The Boy keeps solemn vigil, while outside the wind
Blows gustily and clear, and slaps against the blind.
He hardly tries to sleep, so sharp his ecstasy
It burns his soul to emptiness, and sets it free
For adoration only, for worship. Dedicate,
His unsheathed soul is naked in its novitiate.
The hours strike below from the clock on the stair.
The Boy is a white flame suspiring in prayer.
Morning will bring the sun, the Golden Eye of Him
Whose splendour must be veiled by starry cherubim,
Whose Feet shimmer like crystal in the streets of Heaven.
Like an open rose the sun will stand up even,
Fronting the window-sill, and when the casement glows
Rose-red with the new-blown morning, then the fire which flows
From the sun will fall upon the altar and ignite
The spices, and his sacrifice will burn in perfumed light.
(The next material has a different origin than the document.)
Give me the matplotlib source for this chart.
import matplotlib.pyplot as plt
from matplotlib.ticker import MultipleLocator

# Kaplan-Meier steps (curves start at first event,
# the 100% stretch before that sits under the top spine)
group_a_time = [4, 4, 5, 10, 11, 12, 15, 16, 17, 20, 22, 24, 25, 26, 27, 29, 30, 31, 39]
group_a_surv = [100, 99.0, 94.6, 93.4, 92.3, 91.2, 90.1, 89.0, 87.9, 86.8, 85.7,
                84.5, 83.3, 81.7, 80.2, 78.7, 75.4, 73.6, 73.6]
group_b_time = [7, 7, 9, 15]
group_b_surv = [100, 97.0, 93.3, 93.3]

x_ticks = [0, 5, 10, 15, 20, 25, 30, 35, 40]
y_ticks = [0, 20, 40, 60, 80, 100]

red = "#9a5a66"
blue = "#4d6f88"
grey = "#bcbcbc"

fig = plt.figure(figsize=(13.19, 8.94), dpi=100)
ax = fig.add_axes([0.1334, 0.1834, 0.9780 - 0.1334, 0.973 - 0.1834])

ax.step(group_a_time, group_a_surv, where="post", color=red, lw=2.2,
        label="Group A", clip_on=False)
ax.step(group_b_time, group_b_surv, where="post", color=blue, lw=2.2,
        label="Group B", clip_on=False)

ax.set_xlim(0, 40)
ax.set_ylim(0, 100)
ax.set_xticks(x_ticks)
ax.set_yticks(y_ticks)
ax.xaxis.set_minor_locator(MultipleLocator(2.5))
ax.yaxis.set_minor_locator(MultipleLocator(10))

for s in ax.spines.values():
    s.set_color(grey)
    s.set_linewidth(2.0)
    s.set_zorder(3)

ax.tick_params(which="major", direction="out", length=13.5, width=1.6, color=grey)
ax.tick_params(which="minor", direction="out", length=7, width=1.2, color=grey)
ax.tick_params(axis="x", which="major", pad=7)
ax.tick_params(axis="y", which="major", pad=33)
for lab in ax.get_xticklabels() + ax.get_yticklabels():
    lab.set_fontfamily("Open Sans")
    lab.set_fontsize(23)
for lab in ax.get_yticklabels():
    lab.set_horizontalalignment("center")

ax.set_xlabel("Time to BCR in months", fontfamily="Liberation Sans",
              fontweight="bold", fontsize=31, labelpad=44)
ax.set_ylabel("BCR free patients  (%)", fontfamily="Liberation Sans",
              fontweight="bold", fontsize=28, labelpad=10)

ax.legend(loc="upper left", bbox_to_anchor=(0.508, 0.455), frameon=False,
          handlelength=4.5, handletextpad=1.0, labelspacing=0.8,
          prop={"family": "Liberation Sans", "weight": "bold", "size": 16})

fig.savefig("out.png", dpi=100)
Over the music-stand the ghosts of sounds will swim,
`Viols d'amore' and `hautbois' accorded to a hymn.
The Boy will see the faintest breath of angels' wings
Fanning the smoke, and voices will flower through the strings.
He dares no farther vision, and with scalding eyes
Waits upon the daylight and his great emprise.
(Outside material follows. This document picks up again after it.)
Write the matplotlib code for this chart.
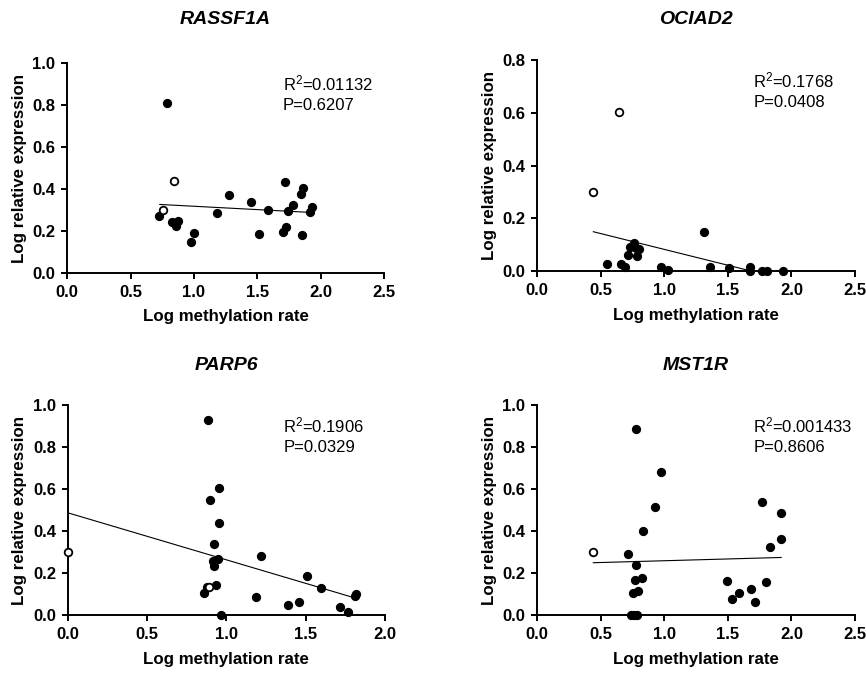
#!/usr/bin/env python3
# Methylation vs expression scatter plots, four genes, 2x2 grid
import numpy as np
import matplotlib
matplotlib.use("Agg")
import matplotlib.pyplot as plt

plt.rcParams['font.family'] = ['Liberation Sans', 'DejaVu Sans']
plt.rcParams['mathtext.default'] = 'regular'

genes = ["RASSF1A", "OCIAD2", "PARP6", "MST1R"]
stats = [("0.01132", "0.6207"), ("0.1768", "0.0408"),
         ("0.1906", "0.0329"), ("0.001433", "0.8606")]

# RASSF1A
rassf_x = [0.789, 0.726, 0.824, 0.855, 0.874, 0.997, 0.979, 1.179, 1.276, 1.45,
           1.516, 1.587, 1.716, 1.705, 1.729, 1.739, 1.779, 1.847, 1.861, 1.855,
           1.913, 1.932]
rassf_y = [0.812, 0.272, 0.240, 0.223, 0.248, 0.188, 0.148, 0.283, 0.373, 0.336,
           0.183, 0.301, 0.433, 0.196, 0.220, 0.295, 0.322, 0.374, 0.404, 0.182,
           0.290, 0.314]
rassf_open_x = [0.755, 0.842]
rassf_open_y = [0.301, 0.436]
rassf_fit_x = [0.73, 1.916]
rassf_fit_y = [0.326, 0.288]

# OCIAD2
ociad_x = [0.551, 0.659, 0.688, 0.711, 0.73, 0.759, 0.78, 0.80, 0.787, 0.974,
           1.029, 1.31, 1.357, 1.509, 1.677, 1.677, 1.766, 1.806, 1.932]
ociad_y = [0.027, 0.025, 0.015, 0.061, 0.091, 0.105, 0.086, 0.085, 0.057, 0.014,
           0.005, 0.147, 0.015, 0.010, 0.014, 0.001, 0.001, 0.001, 0.0]
ociad_open_x = [0.646, 0.441]
ociad_open_y = [0.604, 0.298]
ociad_fit_x = [0.441, 1.932]
ociad_fit_y = [0.149, -0.030]

# PARP6
parp_x = [0.887, 0.897, 0.956, 0.956, 0.924, 0.95, 0.914, 0.92, 0.859, 0.876,
          0.935, 0.964, 1.221, 1.185, 1.391, 1.46, 1.506, 1.597, 1.718, 1.765,
          1.813, 1.817]
parp_y = [0.927, 0.547, 0.606, 0.44, 0.339, 0.269, 0.259, 0.236, 0.108, 0.133,
          0.142, 0.0, 0.283, 0.089, 0.049, 0.062, 0.187, 0.130, 0.038, 0.016,
          0.092, 0.101]
parp_open_x = [0.0, 0.89]
parp_open_y = [0.30, 0.135]
parp_fit_x = [0.0, 1.817]
parp_fit_y = [0.487, 0.081]

# MST1R
mst_x = [0.777, 0.971, 0.927, 0.832, 0.717, 0.777, 0.769, 0.822, 0.756, 0.79,
         0.738, 0.761, 0.782, 1.496, 1.53, 1.59, 1.68, 1.711, 1.772, 1.803,
         1.832, 1.916, 1.919]
mst_y = [0.887, 0.683, 0.513, 0.398, 0.292, 0.238, 0.165, 0.176, 0.105, 0.113,
         0.0, 0.0, 0.0, 0.160, 0.078, 0.105, 0.125, 0.062, 0.537, 0.158,
         0.326, 0.361, 0.487]
mst_open_x = [0.438]
mst_open_y = [0.30]
mst_fit_x = [0.441, 1.919]
mst_fit_y = [0.249, 0.274]

panels = [
    (rassf_x, rassf_y, rassf_open_x, rassf_open_y, rassf_fit_x, rassf_fit_y),
    (ociad_x, ociad_y, ociad_open_x, ociad_open_y, ociad_fit_x, ociad_fit_y),
    (parp_x, parp_y, parp_open_x, parp_open_y, parp_fit_x, parp_fit_y),
    (mst_x, mst_y, mst_open_x, mst_open_y, mst_fit_x, mst_fit_y),
]
xmax = [2.5, 2.5, 2.0, 2.5]
ymax = [1.0, 0.8, 1.0, 1.0]
rects = [
    [0.0777, 0.596, 0.3657, 0.3102],
    [0.6204, 0.5985, 0.3669, 0.3126],
    [0.0782, 0.0884, 0.3664, 0.312],
    [0.6204, 0.0889, 0.3669, 0.311],
]
title_pad = [28, 26, 25, 25]

fig = plt.figure(figsize=(8.66, 6.75), dpi=100)

for i in range(4):
    ax = fig.add_axes(rects[i])
    fx, fy, ox, oy, lx, ly = panels[i]
    ax.plot(lx, ly, color='black', lw=0.8, zorder=2)
    ax.scatter(fx, fy, s=32, color='black', zorder=3, clip_on=False)
    ax.scatter(ox, oy, s=30, facecolor='white', edgecolor='black',
               linewidths=1.3, zorder=4, clip_on=False)
    ax.set_xlim(0, xmax[i])
    ax.set_ylim(0, ymax[i])
    ax.set_xticks(np.arange(0, xmax[i] + 0.01, 0.5))
    ax.set_yticks(np.arange(0, ymax[i] + 0.01, 0.2))
    ax.xaxis.set_major_formatter(matplotlib.ticker.FormatStrFormatter('%.1f'))
    ax.yaxis.set_major_formatter(matplotlib.ticker.FormatStrFormatter('%.1f'))
    for s in ['top', 'right']:
        ax.spines[s].set_visible(False)
    for s in ['left', 'bottom']:
        ax.spines[s].set_linewidth(1.4)
    ax.tick_params(width=1.4, length=4.5, labelsize=12, pad=4)
    for lab in ax.get_xticklabels() + ax.get_yticklabels():
        lab.set_fontweight('bold')
    ax.set_xlabel("Log methylation rate", fontsize=12.2, fontweight='bold',
                  labelpad=7)
    ax.set_ylabel("Log relative expression", fontsize=12.2, fontweight='bold',
                  labelpad=4)
    ax.set_title(genes[i], fontsize=14, fontweight='bold', style='italic',
                 pad=title_pad[i])
    r2, p = stats[i]
    ax.text(0.68, 0.95, "R$^{2}$=" + r2 + "\nP=" + p, transform=ax.transAxes,
            fontsize=12, va='top', ha='left', linespacing=1.4)

fig.savefig("out.png", dpi=100)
The cold, grey light of dawn was whitening the 
wall
When the Boy, fine-drawn by sleeplessness, started his ritual.
He washed, all shivering and pointed like a flame.
He threw the shutters open, and in the window-frame
The morning glimmered like a tarnished Venice glass.
He took his Chinese pastilles and put them in a mass
Upon the mantelpiece till he could seek a plate
Worthy to hold them burning. Alas! He had 
been late
In thinking of this need, and now he could not find
Platter or saucer rare enough to ease his mind.
The house was not astir, and he dared not go down
Into the barn-chamber, lest some door should be blown
And slam before the draught he made as he went out.
The light was growing yellower, and still he looked about.
A flash of almost crimson from the gilded pear
Upon the music-stand, startled him waiting there.
The sun would rise and he would meet it unprepared,
Labelled a fool in having missed what he had dared.
He ran across the room, took his pastilles and laid
Them on the flat-topped pear, most carefully displayed
To light with ease, then stood a little to one side,
Focussed a burning-glass and painstakingly tried
To hold it angled so the bunched and prismed rays
Should leap upon each other and spring into a blaze.
Sharp as a wheeling edge of disked, carnation flame,
Gem-hard and cutting upward, slowly the round sun came.
The arrowed fire caught the burning-glass and glanced,
Split to a multitude of pointed spears, and lanced,
A deeper, hotter flame, it took the incense pile
Which welcomed it and broke into a little smile
Of yellow flamelets, creeping, crackling, thrusting up,
A golden, red-slashed lily in a lacquer cup.
"O ye Fire and Heat, Bless ye the Lord; 
Praise Him, and Magnify Him
for ever.
O ye Winter and Summer, Bless ye the Lord; Praise Him, 
and Magnify Him
for ever.
O ye Nights and Days, Bless ye the Lord; Praise Him, 
and Magnify Him
for ever.
O ye Lightnings and Clouds, Bless ye the Lord; Praise 
Him, and Magnify Him
for ever."
A moment so it hung, wide-curved, bright-petalled, 
seeming
A chalice foamed with sunrise. The Boy woke from his 
dreaming.
A spike of flame had caught the card of butterflies,
The oriole's nest took fire, soon all four galleries
Where he had spread his treasures were become one tongue
Of gleaming, brutal fire. The Boy instantly swung
His pitcher off the wash-stand and turned it upside down.
The flames drooped back and sizzled, and all his senses grown
Acute by fear, the Boy grabbed the quilt from his bed
And flung it over all, and then with aching head
He watched the early sunshine glint on the remains
Of his holy offering. The lacquer stand had stains
Ugly and charred all over, and where the golden pear
Had been, a deep, black hole gaped miserably. His dear
Treasures were puffs of ashes; only the stones were there,
Winking in the brightness.

The clock upon the stair
Struck five, and in the kitchen someone shook a grate.
The Boy began to dress, for it was getting late.